To the Editor of The Washington Post:

E. Wayne Merry's "Greek Terror" (11/9/99, p. A25) is the second of two articles in the Post (R. Jeffrey Smith, "U.S. Presses Greece For Action Against Leftist Terror Group", 11/3/99; p. A30) that use Greek security problems and popular Greek opposition to a war in which NATO bombed civilian targets as an excuse to bash Greeks.

Merry employs incendiary language to perpetuate negative ethnic stereotypes, using crude brush strokes to paint all Greeks as having deep-seated "ethnocentric Balkan prejudices".

Merry's transparent hostility to Greeks and his myopic treatment of a complex problem betrays an anti-Hellenic bias that resurrects our media's worst tradition of ethnic-bating and yellow journalism.

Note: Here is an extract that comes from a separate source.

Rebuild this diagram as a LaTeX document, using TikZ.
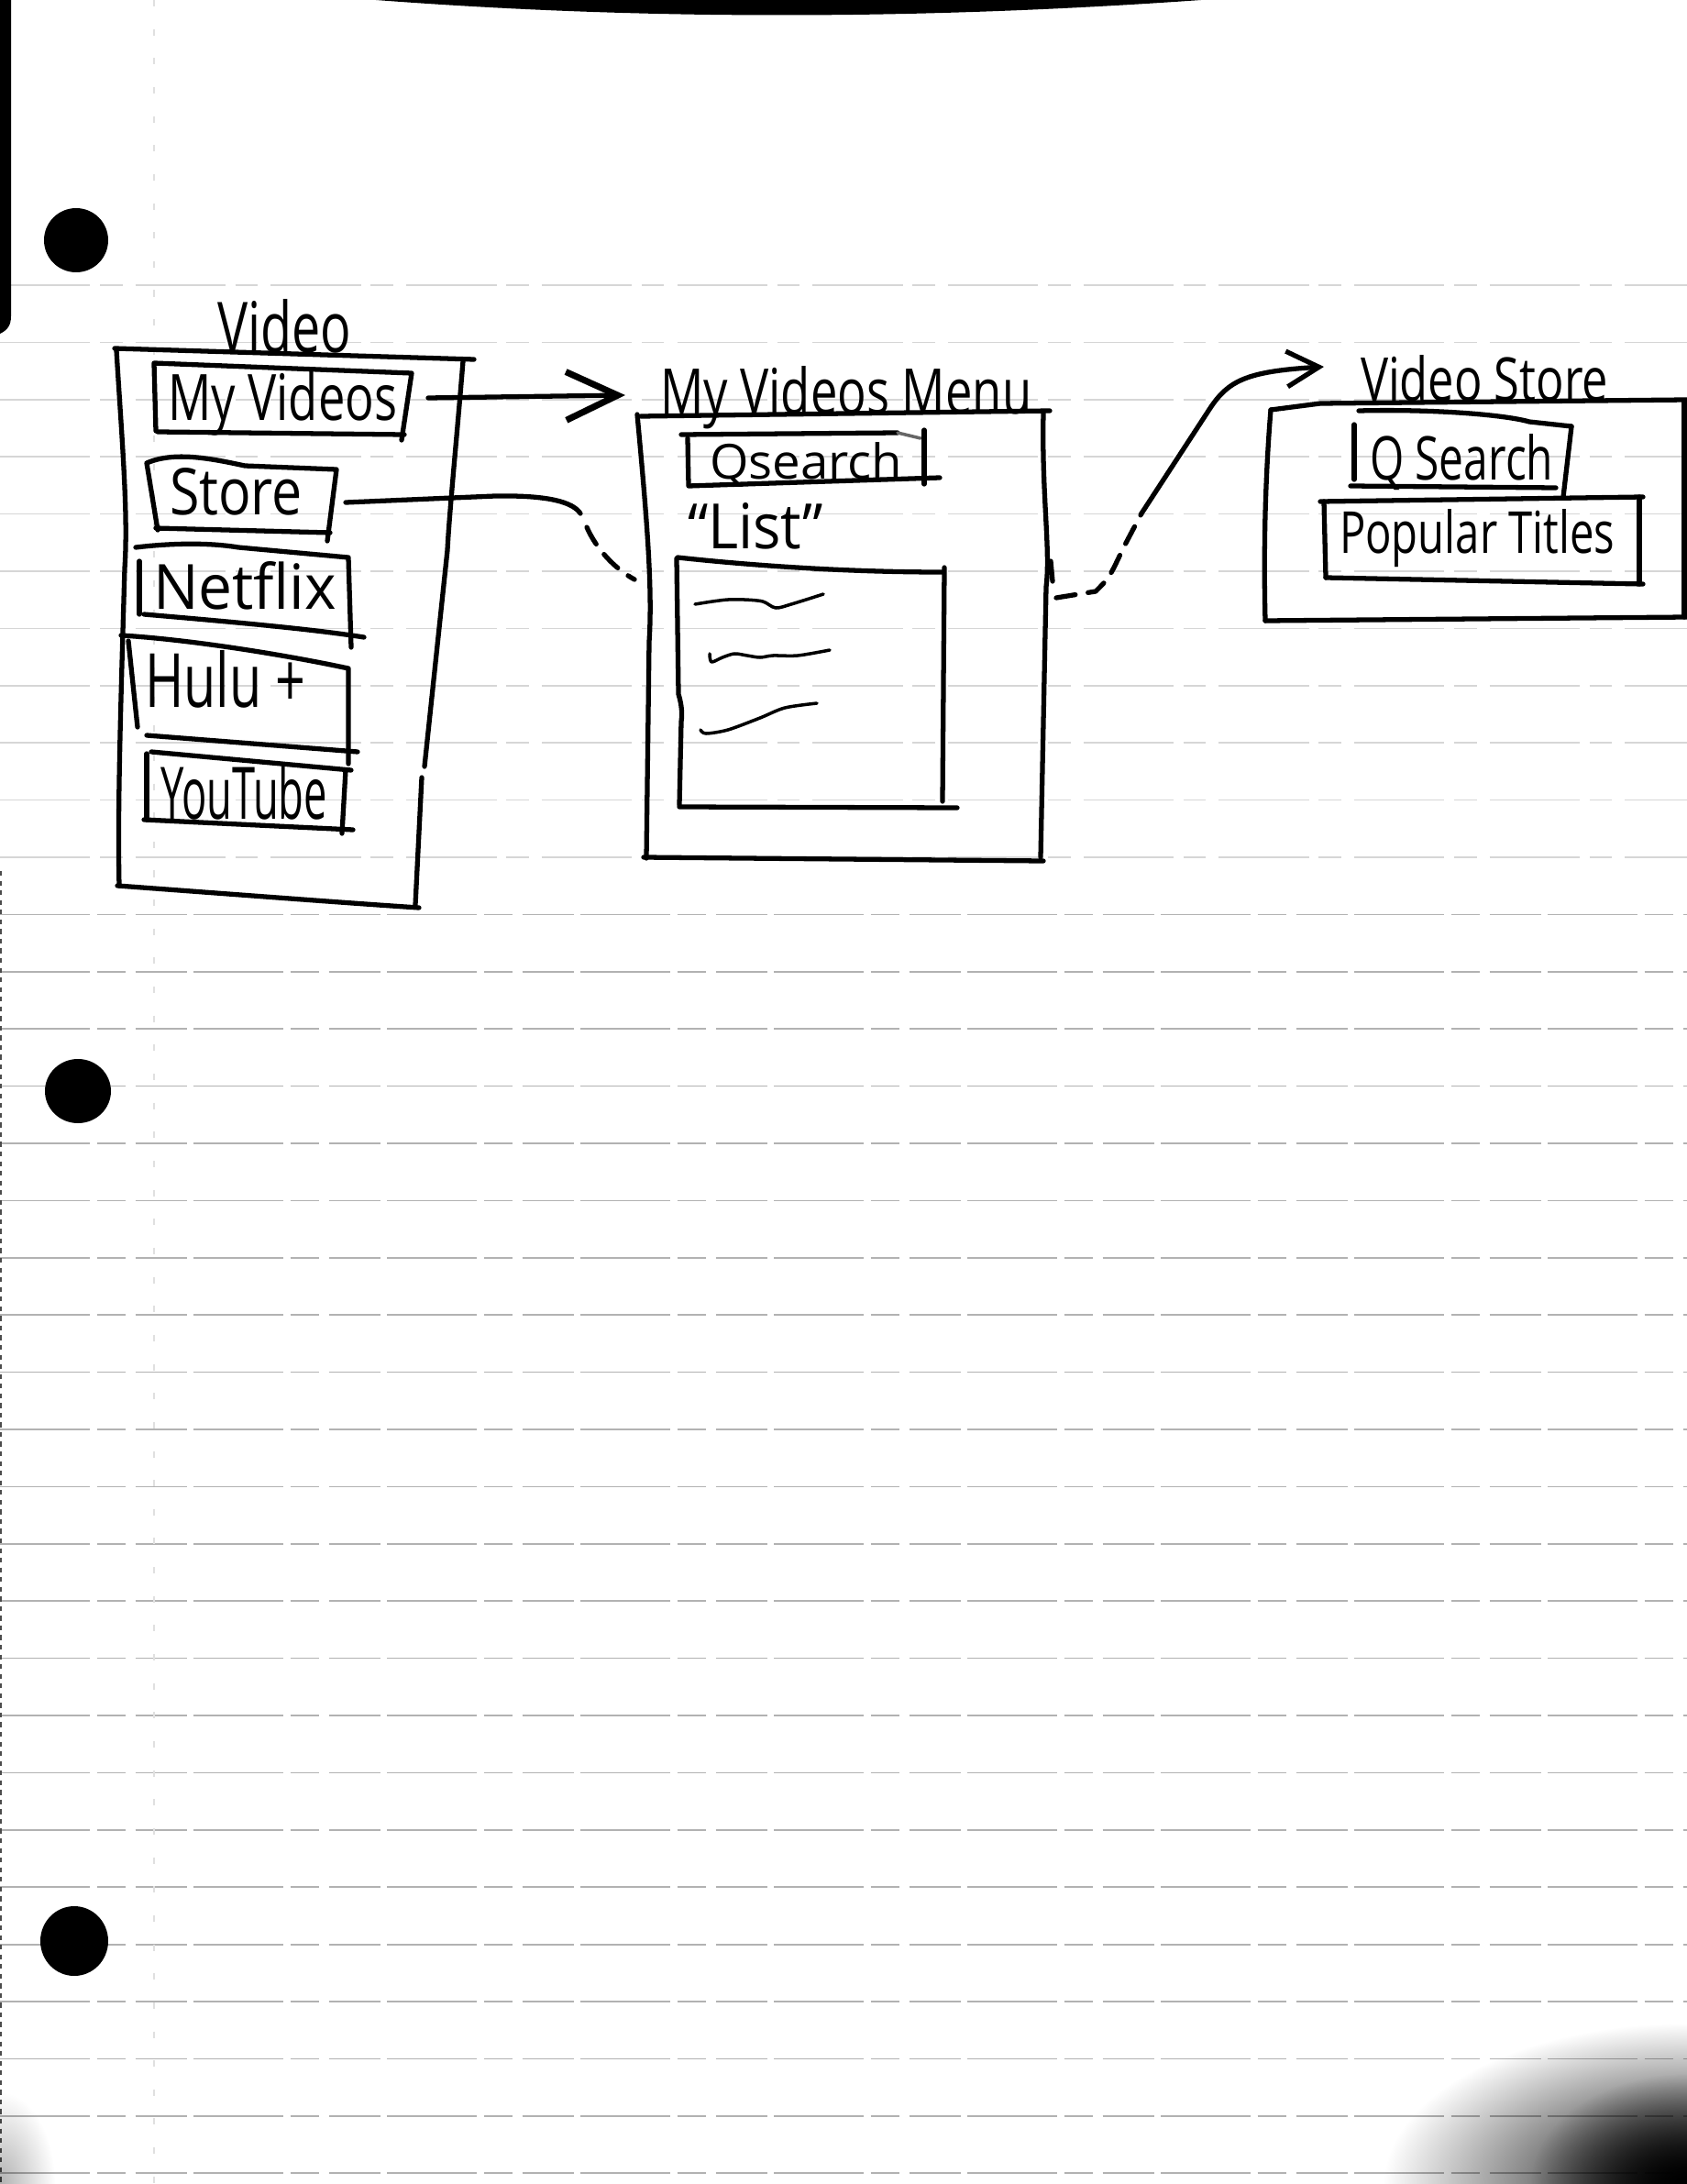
\documentclass[tikz,border=0pt]{standalone}
\usepackage{fontspec}
\setmainfont{Open Sans}
\usepackage{graphicx}
\usetikzlibrary{arrows.meta,fadings}
% hand lettering: text squeezed to a given width and height (in cm)
\newcommand{\handtext}[3]{\resizebox{#1cm}{#2cm}{#3}}
\tikzfading[name=soft spot, inner color=transparent!0, outer color=transparent!100]

\begin{document}
\begin{tikzpicture}[x=0.01cm,y=-0.01cm,
  pen/.style={line width=1.5pt,line cap=round,line join=round},
  finepen/.style={line width=1pt,line cap=round,line join=round},
  hidden/.style={pen,dash pattern=on 6pt off 4pt},
  rule/.style={black!30,line width=0.5pt,dash pattern=on 28pt off 2pt on 9pt off 3pt on 16pt off 2pt},
  faintrule/.style={black!16,line width=0.5pt,dash pattern=on 28pt off 3pt on 7pt off 4pt},
  label/.style={anchor=base west,inner sep=0pt,outer sep=0pt}]
\useasboundingbox (0,0) rectangle (1840,2382);
\fill[white] (0,0) rectangle (1840,2382);

% ---- ruled notebook paper ----
\foreach \k in {0,...,10}
  \draw[faintrule] (0,{311+62.4*\k}) -- (1840,{311+62.4*\k});
\foreach \k in {11,...,33}
  \draw[rule] (0,{311+62.4*\k}) -- (1840,{311+62.4*\k});
\draw[black!12,line width=0.4pt,dash pattern=on 2pt off 7pt] (168,0) -- (168,2382);

% punched holes
\fill (83,262) circle[radius=35];
\fill (85,1190) ellipse[x radius=36,y radius=35];
\fill (81,2117) ellipse[x radius=37,y radius=38];

% scan shadows at the paper edges
\fill (410,0) .. controls (700,22) and (1000,22) .. (1310,0) -- cycle;
\fill (0,0) -- (12,0) -- (12,345) .. controls (12,355) and (8,360) .. (0,364) -- cycle;
\draw[black!70,line width=0.8pt,dash pattern=on 1.5pt off 1.5pt] (1,950) -- (1,2382);
\begin{scope}
  \clip (0,0) rectangle (1840,2382);
  \fill[black,path fading=soft spot] (1840,2382) ellipse[x radius=330,y radius=175];
  \fill[black,path fading=soft spot] (1840,2382) ellipse[x radius=170,y radius=120];
  \fill[black,opacity=0.3,path fading=soft spot] (0,2382) ellipse[x radius=60,y radius=100];
\end{scope}

% ---- Video menu ----
\node[label] (t-video) at (237,385) {\handtext{1.46}{0.58}{Video}};
\draw[pen] (125,380) -- (517,392);
\draw[pen] (127,382) .. controls (133,480) and (140,560) .. (136,620)
  .. controls (132,760) and (128,880) .. (130,966);
\draw[pen] (128,966) .. controls (250,975) and (380,985) .. (457,990);
\draw[pen] (505,394) .. controls (498,480) and (490,560) .. (488,600) -- (463,836);
\draw[pen] (460,848) -- (453,987);

% My Videos
\draw[pen] (170,470) -- (168,396) -- (449,407) -- (438,480);
\draw[pen] (172,471) -- (441,474);
\node[label] (t-myvid) at (183,458) {\handtext{2.50}{0.53}{My Videos}};

% Store
\draw[pen] (172,578) -- (160,505) .. controls (190,492) and (230,500) .. (267,508)
  -- (367,512) -- (357,590);
\draw[pen] (170,576) -- (360,581);
\node[label] (t-store) at (185,561) {\handtext{1.45}{0.51}{Store}};

% Netflix
\draw[pen] (148,597) .. controls (190,592) and (230,592) .. (260,597) -- (380,608) -- (383,706);
\draw[pen] (152,612) -- (152,670);
\draw[pen] (157,670) .. controls (250,678) and (340,686) .. (397,695);
\node[label] (t-netflix) at (167,664) {\handtext{2.00}{0.52}{Netflix}};

% Hulu +
\draw[pen] (132,693) .. controls (200,697) and (300,712) .. (380,729) -- (380,833);
\draw[pen] (140,699) -- (150,793);
\draw[pen] (160,802) -- (390,820);
\node[label] (t-hulu) at (158,771) {\handtext{1.75}{0.62}{Hulu +}};

% YouTube
\draw[pen] (165,820) -- (383,840);
\draw[pen] (160,822) -- (160,894);
\draw[pen] (157,894) -- (385,905);
\draw[pen] (377,840) -- (373,909);
\node[label] (t-yt) at (175,893) {\handtext{1.82}{0.60}{YouTube}};

% ---- My Videos Menu ----
\node[label] (t-menu) at (720,452) {\handtext{4.05}{0.52}{My Videos Menu}};
\draw[pen] (699,454) -- (1145,448);
\draw[pen] (695,452) .. controls (705,560) and (712,640) .. (708,700) -- (705,936);
\draw[pen] (702,935) -- (1138,939);
\draw[pen] (1138,450) .. controls (1136,540) and (1146,600) .. (1141,640) -- (1135,935);

% Qsearch field
\draw[pen] (743,474) -- (979,472);
\draw[finepen,black!60] (979,472) -- (1004,478);
\draw[pen] (750,478) -- (751,530) -- (1025,521);
\draw[pen] (1008,469) -- (1008,528);
\node[label] (t-qsearch) at (774,522) {\handtext{2.10}{0.40}{Qsearch}};

% list
\node[label] (t-list) at (750,598) {\handtext{1.48}{0.50}{``List''}};
\draw[pen] (739,608) .. controls (850,620) and (950,624) .. (1028,624);
\draw[pen] (738,609) -- (740,757) .. controls (744,770) and (744,780) .. (743,787) -- (741,878);
\draw[pen] (741,880) -- (1044,881);
\draw[pen] (1030,619) -- (1028,874);
\draw[finepen] plot[smooth] coordinates {(758,659) (777,656) (794,654) (812,654) (832,656) (846,663) (863,659) (898,648)};
\draw[finepen] plot[smooth] coordinates {(774,713) (776,722) (788,717) (801,713) (815,715) (829,717) (843,715) (870,715) (905,709)};
\draw[finepen] plot[smooth] coordinates {(764,796) (770,800) (794,796) (829,783) (856,772) (891,767)};

% ---- Video Store ----
\node[label] (t-vstore) at (1484,438) {\handtext{2.70}{0.50}{Video Store}};
\draw[pen] (1386,447) -- (1440,440) -- (1840,436);
\draw[pen] (1386,447) .. controls (1380,520) and (1378,600) .. (1380,677);
\draw[pen] (1380,677) -- (1840,673);
\draw[pen] (1837,437) -- (1837,673);

% Q Search field
\draw[pen] (1482,448) .. controls (1560,446) and (1640,452) .. (1668,460) -- (1714,465);
\draw[pen] (1477,463) -- (1477,523);
\draw[pen] (1714,465) -- (1705,542);
\draw[pen] (1473,530) -- (1697,532);
\node[label] (t-vsearch) at (1494,523) {\handtext{2.00}{0.50}{Q Search}};

% Popular Titles
\draw[pen] (1440,547) -- (1792,542);
\draw[pen] (1444,547) -- (1446,630);
\draw[pen] (1446,630) -- (1792,637);
\draw[pen] (1788,542) -- (1788,637);
\node[label] (t-popular) at (1461,603) {\handtext{3.00}{0.48}{Popular Titles}};

% ---- connectors ----
\coordinate (mv-out) at (467,434);
\coordinate (menu-in) at (682,431);
\draw[pen,-{Straight Barb[length=16pt,width=15pt,line width=2pt]}] (mv-out) -- (menu-in);

\coordinate (store-out) at (377,548);
\coordinate (st-bend) at (633,560);
\coordinate (st-hide) at (640,575);
\coordinate (menu-l) at (692,632);
\draw[pen] (store-out) -- (540,541) .. controls (600,540) and (625,548) .. (st-bend);
\draw[hidden] (st-hide) .. controls (650,598) and (670,620) .. (menu-l);

\coordinate (menu-r) at (1152,652);
\coordinate (vs-mid) at (1245,560);
\coordinate (vs-in) at (1444,400);
\draw[pen] (1146,612) -- (1148,634);
\draw[hidden] (menu-r) -- (1195,645) .. controls (1210,630) .. (1225,598) -- (vs-mid);
\draw[pen,-{Straight Barb[length=10pt,width=11pt]}] (vs-mid) -- (1320,445)
  .. controls (1340,415) and (1360,405) .. (vs-in);
\end{tikzpicture}
\end{document}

Merry mischaracterizes Greece as "anti-Western" and "nationalist", yet conveniently ignores Greece's standing as the most progressive, stabilizing and democratic country in the region. Greece, for example, has received more Albanian refugees from Kosovo than any other EU country, and its government has taken a leadership role in peace-making and peacekeeping initiatives in the region using a sophisticated mix of financial and diplomatic incentives.

Rather than look towards outdated stereotypes of Greeks as ethnic hysterics to explain growing popular opposition to US policies in the region, a more sober analysis would reveal that many other Europeans, as well as a growing number of Americans, have recognized that our government's Balkan and Mideast policy is impairing rather than reinforcing humanitarian and democratic ideals there.

In the land where democracy was born, Greeks continue to share a deeply-held allegiance to America and its democratic vision for our world. Recent Greek frustration with the US stems from the fact that our foreign policy has increasingly served to undermine this vision for the sake of short-sighted, parochial and decidedly un-American agendas.

Very truly yours,

P. D. Spyropoulos, Esq.
Executive Director
American Hellenic Media Project
PO Box 1150
New York, NY 10028-0008
ahmp@hri.org
www.ahmp.org

________________

The American Hellenic Media Project is a non-profit organization created to address inaccuracy and bias in the media and encourage independent, ethical and responsible journalism.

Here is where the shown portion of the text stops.